• [Supplied data]
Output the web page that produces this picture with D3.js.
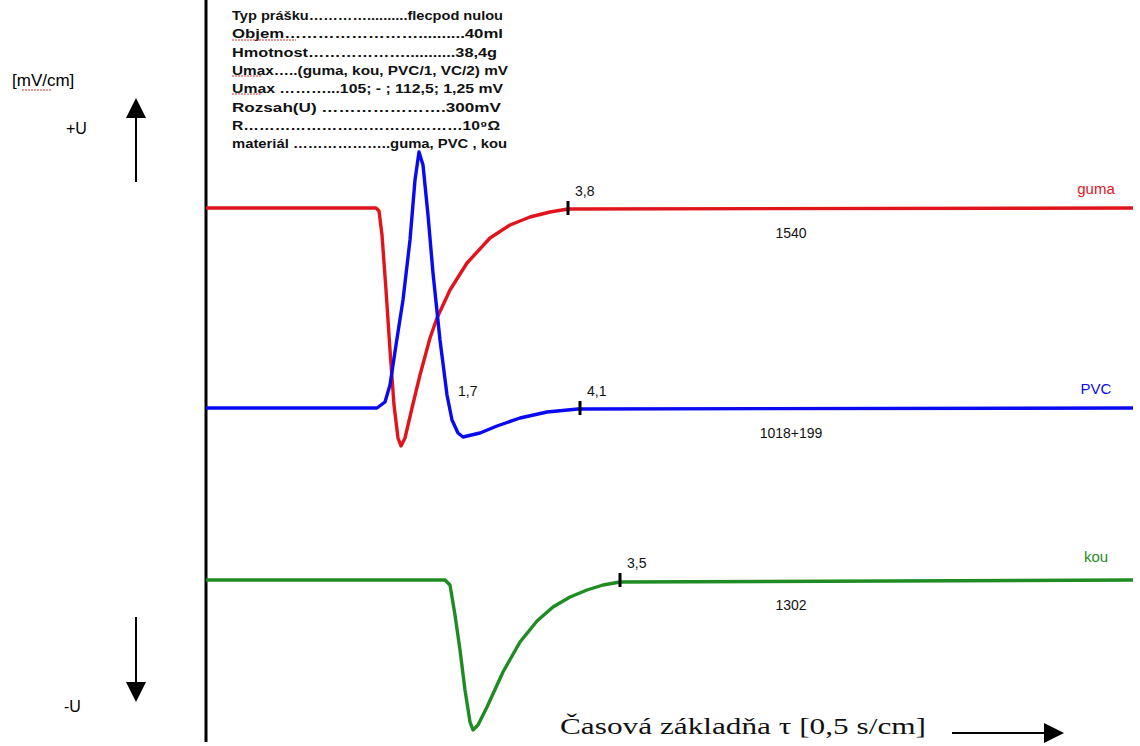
<!DOCTYPE html>
<html>
<head>
<meta charset="utf-8">
<script src="https://cdn.jsdelivr.net/npm/d3@7"></script>
<style>
    body { margin: 0; background: #fff; }
    #chart { width: 1140px; height: 746px; }
</style>
</head>
<body>
<div id="chart"></div>
<script>
// time in units of 0.5 s/cm, voltage in arbitrary display units
const seriesNames = ["guma", "PVC", "kou"];
const seriesColors = ["#e0151c", "#0a0af0", "#1e8c22"];

const gumaPoints = [
    [0, 16.2], [3.40, 16.2], [3.46, 15.9], [3.52, 13.5], [3.60, 8.0], [3.68, 2.0],
    [3.76, -3.5], [3.84, -6.8], [3.90, -7.6], [3.98, -6.8], [4.12, -3.8], [4.28, -0.5],
    [4.48, 3.2], [4.62, 5.2], [4.88, 8.0], [5.22, 10.7], [5.68, 13.2], [6.08, 14.5],
    [6.48, 15.3], [6.88, 15.8], [7.24, 16.1], [18.54, 16.2]
];
const pvcPoints = [
    [0, -3.8], [3.42, -3.8], [3.58, -3.2], [3.68, -1.5], [3.80, 2.5], [3.94, 7.0],
    [4.08, 13.0], [4.18, 19.0], [4.26, 21.8], [4.34, 20.5], [4.44, 15.5], [4.54, 9.7],
    [4.68, 3.0], [4.82, -2.5], [4.92, -5.0], [5.04, -6.3], [5.14, -6.7], [5.48, -6.3],
    [5.82, -5.6], [6.28, -4.8], [6.82, -4.2], [7.44, -3.9], [18.54, -3.8]
];
const kouPoints = [
    [0, -21], [4.78, -21], [4.88, -21.5], [4.98, -24.5], [5.08, -28], [5.18, -32],
    [5.28, -35.2], [5.34, -36], [5.44, -35.5], [5.62, -33.7], [5.94, -30.2], [6.28, -27.2],
    [6.62, -25.1], [6.94, -23.7], [7.28, -22.7], [7.62, -22], [7.94, -21.5], [8.28, -21.2],
    [18.54, -21]
];

// marked times (start of pulse + duration) and their labels
const tickTimes = [[7.24], [5.08, 7.48], [8.28]];
const tickLabels = [["3,8"], ["1,7", "4,1"], ["3,5"]];
const baselines = [16.2, -3.8, -21];
const countLabels = ["1540", "1018+199", "1302"];

const infoLines = [
    "Typ prášku\u2026\u2026\u2026\u2026..........flecpod nulou",
    "Objem\u2026\u2026\u2026\u2026\u2026\u2026\u2026\u2026..........40ml",
    "Hmotnost\u2026\u2026\u2026\u2026\u2026\u2026...........38,4g",
    "Umax\u2026..(guma, kou, PVC/1, VC/2) mV",
    "Umax \u2026\u2026\u2026...105; - ; 112,5; 1,25 mV",
    "Rozsah(U) \u2026\u2026\u2026\u2026\u2026\u2026\u2026.300mV",
    "R\u2026\u2026\u2026\u2026\u2026\u2026\u2026\u2026\u2026\u2026\u2026\u2026\u2026\u202610\u2079\u03a9",
    "materiál \u2026\u2026\u2026\u2026\u2026\u2026..guma, PVC , kou"
];
const infoEnds = [503, 503, 497, 508, 503, 501, 500, 507];

class PulseChart {
    constructor(parentElement) {
        this.parentElement = parentElement;
        this.series = [gumaPoints, pvcPoints, kouPoints];
        this.initVis();
    }

    initVis() {
        let vis = this;

        vis.width = 1140;
        vis.height = 746;

        vis.svg = d3.select("#" + vis.parentElement).append("svg")
            .attr("width", vis.width)
            .attr("height", vis.height);

        // 50 px per time unit, 10 px per voltage unit
        vis.x = d3.scaleLinear().domain([0, 18.6]).range([206, 1136]);
        vis.y = d3.scaleLinear().domain([37, -37]).range([0, 740]);

        vis.updateVis();
    }

    updateVis() {
        let vis = this;

        // arrow heads
        let defs = vis.svg.append("defs");
        defs.append("marker")
            .attr("id", "head")
            .attr("viewBox", "0 0 10 10")
            .attr("refX", 9).attr("refY", 5)
            .attr("markerWidth", 20).attr("markerHeight", 20)
            .attr("markerUnits", "userSpaceOnUse")
            .attr("orient", "auto")
            .append("path")
            .attr("d", "M0,0 L10,5 L0,10 Z")
            .attr("fill", "black");

        // vertical axis line
        vis.svg.append("line")
            .attr("x1", vis.x(0)).attr("x2", vis.x(0))
            .attr("y1", 0).attr("y2", 742)
            .attr("stroke", "black")
            .attr("stroke-width", 3);

        // curves
        vis.line = d3.line()
            .x(d => vis.x(d[0]))
            .y(d => vis.y(d[1]));

        vis.series.forEach((pts, i) => {
            vis.svg.append("path")
                .datum(pts)
                .attr("d", vis.line)
                .attr("fill", "none")
                .attr("stroke", seriesColors[i])
                .attr("stroke-width", 3.4)
                .attr("stroke-linejoin", "round");
        });

        // tick marks and their labels
        tickTimes.forEach((times, i) => {
            times.forEach((t, j) => {
                let onBase = j === times.length - 1;
                let ty = vis.y(baselines[i]);
                if (onBase) {
                    vis.svg.append("line")
                        .attr("x1", vis.x(t)).attr("x2", vis.x(t))
                        .attr("y1", ty - 7).attr("y2", ty + 7)
                        .attr("stroke", "black")
                        .attr("stroke-width", 3);
                }
                vis.svg.append("text")
                    .attr("x", vis.x(t) + (onBase ? 7 : -2))
                    .attr("y", ty - 12)
                    .attr("font-family", "Liberation Sans, Arial, sans-serif")
                    .attr("font-size", "14px")
                    .attr("fill", "#111")
                    .text(tickLabels[i][j]);
            });

            // count under baseline
            vis.svg.append("text")
                .attr("x", vis.x(11.7))
                .attr("y", vis.y(baselines[i]) + 30)
                .attr("text-anchor", "middle")
                .attr("font-family", "Liberation Sans, Arial, sans-serif")
                .attr("font-size", "14px")
                .attr("fill", "#111")
                .text(countLabels[i]);

            // series name
            vis.svg.append("text")
                .attr("x", vis.x(17.8))
                .attr("y", vis.y(baselines[i]) - (i === 2 ? 18 : 14))
                .attr("text-anchor", "middle")
                .attr("font-family", "Liberation Sans, Arial, sans-serif")
                .attr("font-size", "15px")
                .attr("fill", seriesColors[i])
                .text(seriesNames[i]);
        });

        // info block at the top
        infoLines.forEach((s, i) => {
            vis.svg.append("text")
                .attr("x", 232)
                .attr("y", 20 + i * 18.3)
                .attr("textLength", infoEnds[i] - 232)
                .attr("lengthAdjust", "spacingAndGlyphs")
                .attr("font-family", "Liberation Sans, Arial, sans-serif")
                .attr("font-size", "12px")
                .attr("font-weight", "bold")
                .attr("fill", "#111")
                .text(s);
        });
        // spell-check squiggles
        [[232, 38, 296], [232, 74, 262], [232, 92, 262]].forEach(d => {
            vis.svg.append("line")
                .attr("x1", d[0]).attr("x2", d[2])
                .attr("y1", d[1] + 2).attr("y2", d[1] + 2)
                .attr("stroke", "#e03030")
                .attr("stroke-width", 1.2)
                .attr("stroke-dasharray", "2,1");
        });

        // y unit and direction labels
        vis.svg.append("text")
            .attr("x", 12).attr("y", 86)
            .attr("font-family", "Liberation Sans, Arial, sans-serif")
            .attr("font-size", "17px")
            .text("[mV/cm]");
        vis.svg.append("line")
            .attr("x1", 22).attr("x2", 52)
            .attr("y1", 90).attr("y2", 90)
            .attr("stroke", "#e03030")
            .attr("stroke-width", 1.2)
            .attr("stroke-dasharray", "2,1");
        vis.svg.append("text")
            .attr("x", 66).attr("y", 134)
            .attr("font-family", "Liberation Sans, Arial, sans-serif")
            .attr("font-size", "16px")
            .text("+U");
        vis.svg.append("text")
            .attr("x", 64).attr("y", 712)
            .attr("font-family", "Liberation Sans, Arial, sans-serif")
            .attr("font-size", "16px")
            .text("-U");

        let arrows = [[136, 182, 136, 100], [136, 617, 136, 700], [952, 733, 1062, 733]];
        arrows.forEach(a => {
            vis.svg.append("line")
                .attr("x1", a[0]).attr("y1", a[1])
                .attr("x2", a[2]).attr("y2", a[3])
                .attr("stroke", "black")
                .attr("stroke-width", 2)
                .attr("marker-end", "url(#head)");
        });

        // x axis title
        vis.svg.append("text")
            .attr("x", 560).attr("y", 734)
            .attr("textLength", 366)
            .attr("lengthAdjust", "spacingAndGlyphs")
            .attr("font-family", "Liberation Serif, Times New Roman, serif")
            .attr("font-size", "23px")
            .attr("fill", "#111")
            .text("Časová základňa τ [0,5 s/cm]");
    }
}

new PulseChart("chart");
</script>
</body>
</html>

• [Exercise objective] Filter the listing above for the string "this" and copy every matching line.

• [The response]
Output the web page that produces this picture with D3.js.
        this.parentElement = parentElement;
        this.series = [gumaPoints, pvcPoints, kouPoints];
        this.initVis();
        let vis = this;
        let vis = this;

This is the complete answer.